Limb Rat

on becoming a sailboat

Thursday, August 01, 2002

You Can't Go Home Again



When I was 17 I moved to San Francisco. I jumped on the cable cars, never waiting until they stopped, rode to my job near the warf. I climbed on Mt. Tam, swam at the Dolphin Club, found my way down narrow alleys to hidden restaurants and bars. I wasn't afraid. I didn't notice steps, door width, or grab bars. I was young and strong and whole.
SF today is like a maze. Each turn reminds me of what I can not do. My first left started at North Beach Pizza to find a bathroom blocked by chairs, hassle over access for my service dog, and several explanations as to why ADA didn't apply to them. Right turn. I arrive at Wild Side West to be confronted by a customer who lets me know I'm breaking the law by coming in with my service dog. A quick left brings me to a bathroon with a narrow door. "We would have changed things, but people like you don't come here." Another wall blocks my path.
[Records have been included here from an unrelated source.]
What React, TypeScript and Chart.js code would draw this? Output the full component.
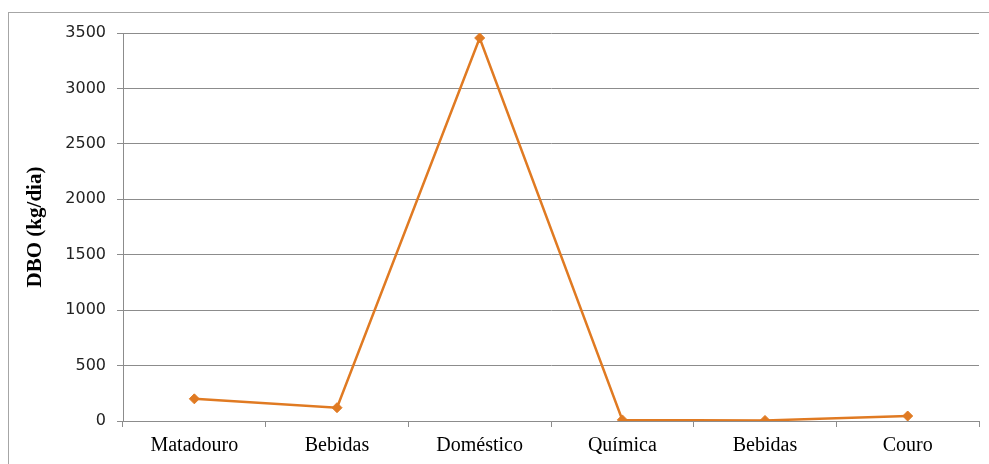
import React, { useEffect, useRef } from "react";
import { Chart, registerables } from "chart.js";

Chart.register(...registerables);

const categories = ["Matadouro", "Bebidas", "Doméstico", "Química", "Bebidas", "Couro"];
const dboValues = [200, 120, 3455, 10, 5, 45];
const yTicks = [0, 500, 1000, 1500, 2000, 2500, 3000, 3500];
const yTitle = "DBO (kg/dia)";

const W = 989;
const H = 464;

export default function App() {
  const ref = useRef<HTMLCanvasElement | null>(null);
  useEffect(() => {
    if (!ref.current) return;
    const orange = "#E07A22";
    const grid = "#8c8c8c";
    const chart = new Chart(ref.current, {
      type: "line",
      data: {
        labels: categories,
        datasets: [
          {
            label: "DBO",
            data: dboValues,
            borderColor: orange,
            backgroundColor: orange,
            borderWidth: 2.5,
            pointStyle: "rectRot",
            pointRadius: 5,
            pointBorderWidth: 1,
            pointBackgroundColor: orange,
            pointBorderColor: orange,
            tension: 0,
          },
        ],
      },
      options: {
        animation: false,
        responsive: false,
        maintainAspectRatio: false,
        devicePixelRatio: 1,
        layout: { padding: { left: 19, top: 33, right: 10, bottom: 0 } },
        plugins: { legend: { display: false }, tooltip: { enabled: false } },
        scales: {
          x: {
            type: "category",
            offset: true,
            grid: {
              offset: true,
              drawOnChartArea: false,
              drawTicks: true,
              tickLength: 6,
              color: grid,
            },
            border: { display: true, color: grid },
            ticks: {
              padding: 7,
              color: "#000000",
              font: { family: "'Liberation Serif', serif", size: 20 },
              maxRotation: 0,
              autoSkip: false,
            },
            afterFit: (s: any) => {
              s.height = 43;
            },
          },
          y: {
            min: 0,
            max: 3500,
            afterBuildTicks: (s: any) => {
              s.ticks = yTicks.map((v) => ({ value: v }));
            },
            grid: {
              drawOnChartArea: true,
              drawTicks: true,
              tickLength: 6,
              color: grid,
            },
            border: { display: true, color: grid },
            ticks: {
              padding: 11,
              color: "#222222",
              font: { family: "'DejaVu Sans', sans-serif", size: 16 },
              callback: (v: any) => String(v),
            },
            title: {
              display: true,
              text: yTitle,
              color: "#000000",
              font: { family: "'Liberation Serif', serif", size: 21, weight: "bold" },
              padding: { top: 4, bottom: 4 },
            },
            afterFit: (s: any) => {
              s.width = 104;
            },
          },
        },
      },
    });
    return () => chart.destroy();
  }, []);

  return (
    <div style={{ position: "fixed", left: 0, top: 0, width: W, height: H, background: "#fff", overflow: "hidden" }}>
      <div
        style={{
          position: "absolute",
          left: 8,
          top: 12,
          width: W,
          height: H,
          border: "1px solid #a6a6a6",
          boxSizing: "border-box",
        }}
      />
      <canvas ref={ref} width={W} height={H} style={{ position: "absolute", left: 0, top: 0, width: W, height: H }} />
    </div>
  );
}
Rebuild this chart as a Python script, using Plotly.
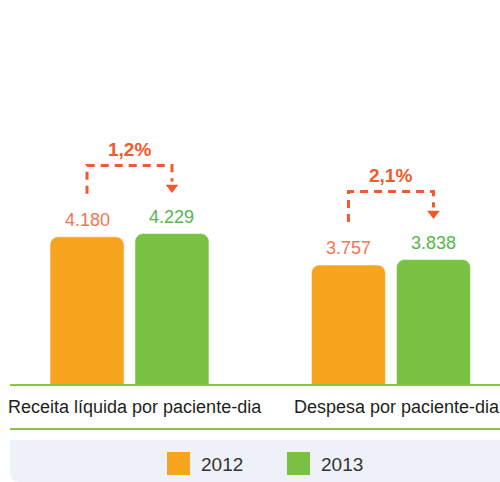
import plotly.graph_objects as go

# ---------------- data ----------------
categories = ["Receita líquida por paciente-dia", "Despesa por paciente-dia"]
years = ["2012", "2013"]
values_2012 = [4180, 3757]
values_2013 = [4229, 3838]
labels_2012 = ["4.180", "3.757"]
labels_2013 = ["4.229", "3.838"]
changes = ["1,2%", "2,1%"]

# ---------------- layout constants ----------------
W, H = 500, 482
ML, MR, MT, MB = 10, 0, 20, 98
Y_MIN, Y_MAX = 1970, 7435
X_MIN, X_MAX = -0.457, 1.417
OFF = 0.1625     # bar centre offset from category centre
BW = 0.283       # bar width in category units

plot_w = W - ML - MR
plot_h = H - MT - MB
ppu = plot_h / (Y_MAX - Y_MIN)   # pixels per data unit


def up(v, px):
    """data value shifted up by px pixels"""
    return v + px / ppu


def pxp(px):
    return (px - ML) / plot_w


def pyp(py):
    return (H - MB - py) / plot_h


ORANGE = "#f7a51f"
GREEN = "#79c143"
ORANGE_TXT = "#f27552"
GREEN_TXT = "#52b848"
ARROW = "#f15a2b"
AXIS_GREEN = "#8cc63f"
TEXT = "#231f20"
FONT = "Liberation Sans, Arial, sans-serif"

xs = list(range(len(categories)))
x_2012 = [x - OFF for x in xs]
x_2013 = [x + OFF for x in xs]

fig = go.Figure()
fig.add_trace(go.Bar(x=x_2012, y=values_2012, width=BW, name=years[0],
                     marker=dict(color=ORANGE, line=dict(color="rgba(255,255,255,0.5)", width=1)),
                     showlegend=False, hoverinfo="skip"))
fig.add_trace(go.Bar(x=x_2013, y=values_2013, width=BW, name=years[1],
                     marker=dict(color=GREEN, line=dict(color="rgba(255,255,255,0.5)", width=1)),
                     showlegend=False, hoverinfo="skip"))

annotations = []
# value labels
for x, v, t in zip(x_2012, values_2012, labels_2012):
    annotations.append(dict(x=x, y=v, text=t, showarrow=False, yanchor="bottom",
                            yshift=5, font=dict(family=FONT, size=18, color=ORANGE_TXT)))
for x, v, t in zip(x_2013, values_2013, labels_2013):
    annotations.append(dict(x=x, y=v, text=t, showarrow=False, yanchor="bottom",
                            yshift=5, font=dict(family=FONT, size=18, color=GREEN_TXT)))

# change brackets
for i in xs:
    a, b = values_2012[i], values_2013[i]
    xl, xr = x_2012[i], x_2013[i]
    y_bottom = up(a, 43)
    y_top = up(b, 68)
    y_end = up(b, 52)
    fig.add_trace(go.Scatter(x=[xl, xl, xr, xr], y=[y_bottom, y_top, y_top, y_end],
                             mode="lines", line=dict(color=ARROW, width=3, dash="8px,6px"),
                             showlegend=False, hoverinfo="skip"))
    fig.add_trace(go.Scatter(x=[xr], y=[up(b, 46)], mode="markers",
                             marker=dict(symbol="triangle-down", size=11, color=ARROW),
                             showlegend=False, hoverinfo="skip"))
    annotations.append(dict(x=i, y=y_top, text="<b>" + changes[i] + "</b>", showarrow=False,
                            yanchor="middle", yshift=16,
                            font=dict(family=FONT, size=19, color=ARROW)))

# category labels
for i, c in zip(xs, categories):
    annotations.append(dict(x=i, xref="x", yref="paper", y=pyp(407), text=c,
                            showarrow=False, xshift=6, yanchor="middle",
                            font=dict(family=FONT, size=18, color=TEXT)))

shapes = []
# second green separator line
shapes.append(dict(type="line", xref="paper", yref="paper", x0=0, x1=1,
                   y0=pyp(429), y1=pyp(429), line=dict(color=AXIS_GREEN, width=2)))
# legend box with rounded bottom-left corner
x0, x1 = pxp(10), pxp(500)
yt, yb = pyp(440), pyp(482)
rx, ry = 10 / plot_w, 10 / plot_h
shapes.append(dict(type="path", xref="paper", yref="paper", layer="below",
                   path=f"M{x0},{yt} L{x1},{yt} L{x1},{yb} L{x0 + rx},{yb} Q{x0},{yb} {x0},{yb + ry} Z",
                   fillcolor="#eef1f8", line=dict(width=0)))
# legend swatches and texts
legend_items = [(years[0], ORANGE, 167), (years[1], GREEN, 287)]
for name, col, px in legend_items:
    shapes.append(dict(type="rect", xref="paper", yref="paper",
                       x0=pxp(px), x1=pxp(px + 23), y0=pyp(475), y1=pyp(452),
                       fillcolor=col, line=dict(width=0)))
    annotations.append(dict(xref="paper", yref="paper", x=pxp(px + 32), y=pyp(464),
                            text=name, showarrow=False, xanchor="left", yanchor="middle",
                            font=dict(family=FONT, size=19, color="#333333")))

fig.update_layout(
    width=W, height=H,
    margin=dict(l=ML, r=MR, t=MT, b=MB),
    paper_bgcolor="white", plot_bgcolor="white",
    barcornerradius=8,
    shapes=shapes, annotations=annotations,
    xaxis=dict(range=[X_MIN, X_MAX], tickvals=xs, showticklabels=False,
               showgrid=False, zeroline=False, showline=True, linecolor=AXIS_GREEN,
               linewidth=2, ticks="", fixedrange=True),
    yaxis=dict(range=[Y_MIN, Y_MAX], visible=False, fixedrange=True),
    showlegend=False,
)

fig.write_html("out.html", config={"displayModeBar": False},
               post_script="document.body.style.margin='0';document.body.style.padding='0';")
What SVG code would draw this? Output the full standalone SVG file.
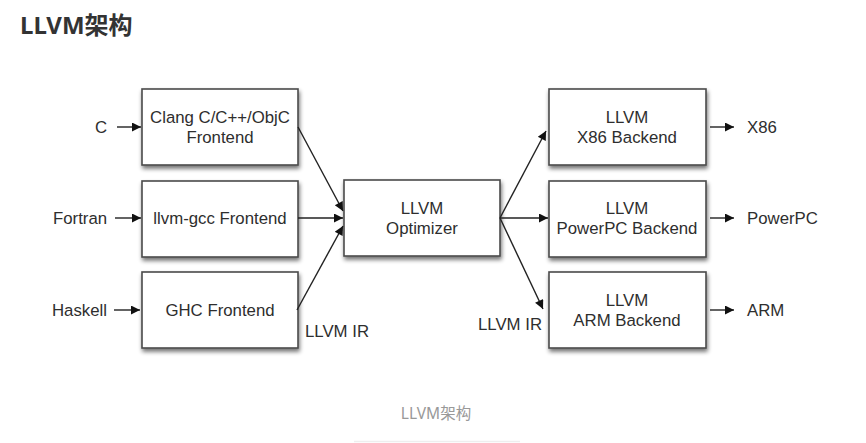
<svg xmlns="http://www.w3.org/2000/svg" width="866" height="443" viewBox="0 0 866 443">
<style>
.box{fill:#fff;stroke:#4a4a4a;stroke-width:1.6}
.t{font-family:"Liberation Sans",Arial,sans-serif;font-size:16.8px;fill:#2e2e2e}
.c{text-anchor:middle}
.ln{stroke:#222;stroke-width:1.4;fill:none;marker-end:url(#ah)}
</style>
<defs>
<marker id="ah" viewBox="0 0 10 10" refX="10" refY="5" markerWidth="12" markerHeight="9" markerUnits="userSpaceOnUse" orient="auto">
<path d="M0,0 L10,5 L0,10 z" fill="#111"/>
</marker>
<filter id="sh" x="-10%" y="-10%" width="125%" height="130%">
<feGaussianBlur in="SourceAlpha" stdDeviation="2"/>
<feOffset dx="1" dy="3"/>
<feComponentTransfer><feFuncA type="linear" slope="0.55"/></feComponentTransfer>
<feMerge><feMergeNode/><feMergeNode in="SourceGraphic"/></feMerge>
</filter>
</defs>
<rect width="866" height="443" fill="#fff"/>
<text x="20" y="34" style="font-family:'Noto Sans','Noto Sans CJK SC',sans-serif;font-size:24px;font-weight:bold;fill:#333">LLVM架构</text>

<g id="clang"><rect class="box" filter="url(#sh)" x="142" y="89" width="156" height="76"/><text class="t c" x="220" y="123">Clang C/C++/ObjC</text><text class="t c" x="220" y="143">Frontend</text></g>
<g id="llvmgcc"><rect class="box" filter="url(#sh)" x="142" y="181" width="156" height="76"/><text class="t c" x="220" y="224">llvm-gcc Frontend</text></g>
<g id="ghc"><rect class="box" filter="url(#sh)" x="142" y="272" width="156" height="76"/><text class="t c" x="220" y="316">GHC Frontend</text></g>
<g id="opt"><rect class="box" filter="url(#sh)" x="344" y="180" width="156" height="76"/><text class="t c" x="422" y="214">LLVM</text><text class="t c" x="422" y="234">Optimizer</text></g>
<g id="x86"><rect class="box" filter="url(#sh)" x="549" y="89" width="157" height="76"/><text class="t c" x="627" y="123">LLVM</text><text class="t c" x="627" y="143">X86 Backend</text></g>
<g id="ppc"><rect class="box" filter="url(#sh)" x="549" y="181" width="157" height="76"/><text class="t c" x="627" y="214">LLVM</text><text class="t c" x="627" y="234">PowerPC Backend</text></g>
<g id="arm"><rect class="box" filter="url(#sh)" x="549" y="272" width="157" height="76"/><text class="t c" x="627" y="306">LLVM</text><text class="t c" x="627" y="326">ARM Backend</text></g>

<g id="in-labels">
<text class="t" x="95" y="133">C</text>
<text class="t" x="53" y="224">Fortran</text>
<text class="t" x="52" y="316">Haskell</text>
<text class="t" x="747" y="133">X86</text>
<text class="t" x="747" y="224">PowerPC</text>
<text class="t" x="747" y="316">ARM</text>
<text class="t" x="305" y="337">LLVM IR</text>
<text class="t" x="478" y="330">LLVM IR</text>
</g>

<g id="connectors">
<line class="ln" x1="117" y1="127" x2="141" y2="127"/>
<line class="ln" x1="115" y1="218" x2="141" y2="218"/>
<line class="ln" x1="114" y1="310" x2="140" y2="310"/>
<line class="ln" x1="298" y1="127" x2="343" y2="211"/>
<line class="ln" x1="298" y1="218" x2="343" y2="218"/>
<line class="ln" x1="297" y1="310" x2="343" y2="226"/>
<line class="ln" x1="500" y1="218" x2="546" y2="131"/>
<line class="ln" x1="500" y1="218" x2="548" y2="218"/>
<line class="ln" x1="500" y1="218" x2="543" y2="309"/>
<line class="ln" x1="710" y1="127" x2="734" y2="127"/>
<line class="ln" x1="710" y1="218" x2="734" y2="218"/>
<line class="ln" x1="710" y1="310" x2="734" y2="310"/>
</g>

<text x="436" y="419" text-anchor="middle" style="font-family:'Noto Sans','Noto Sans CJK SC',sans-serif;font-size:15.5px;fill:#999">LLVM架构</text>
<line x1="354" y1="441.5" x2="520" y2="441.5" stroke="#eee" stroke-width="1.5"/>
</svg>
Quick right, then left, to the extra heavy door leading out of the W hotel. A metal sign with a picture of a wheelchair tempts me to relax with the thought of an automatic door opener. I smack into another wall of this cleverly designed maze. It's a sign, perhaps they are showing me where I can not go? Left and I start to think I've figured the key. Clear space ahead. An unanticipated trap. A mop bucket is rolled into my path. One of our heros, a firefigter, has appeared to act as a human wall. A clever plan by this city I used to be a part of. I battle on, wondering if the reward of completing the maze will be worth the struggle. There must be others who want to make it through. Where are they? What tricks do they use? How can I get help to make my way, to integrate myself, to feel the strength of the girl who hopped onto the cable cars without ever waiting for them to stop?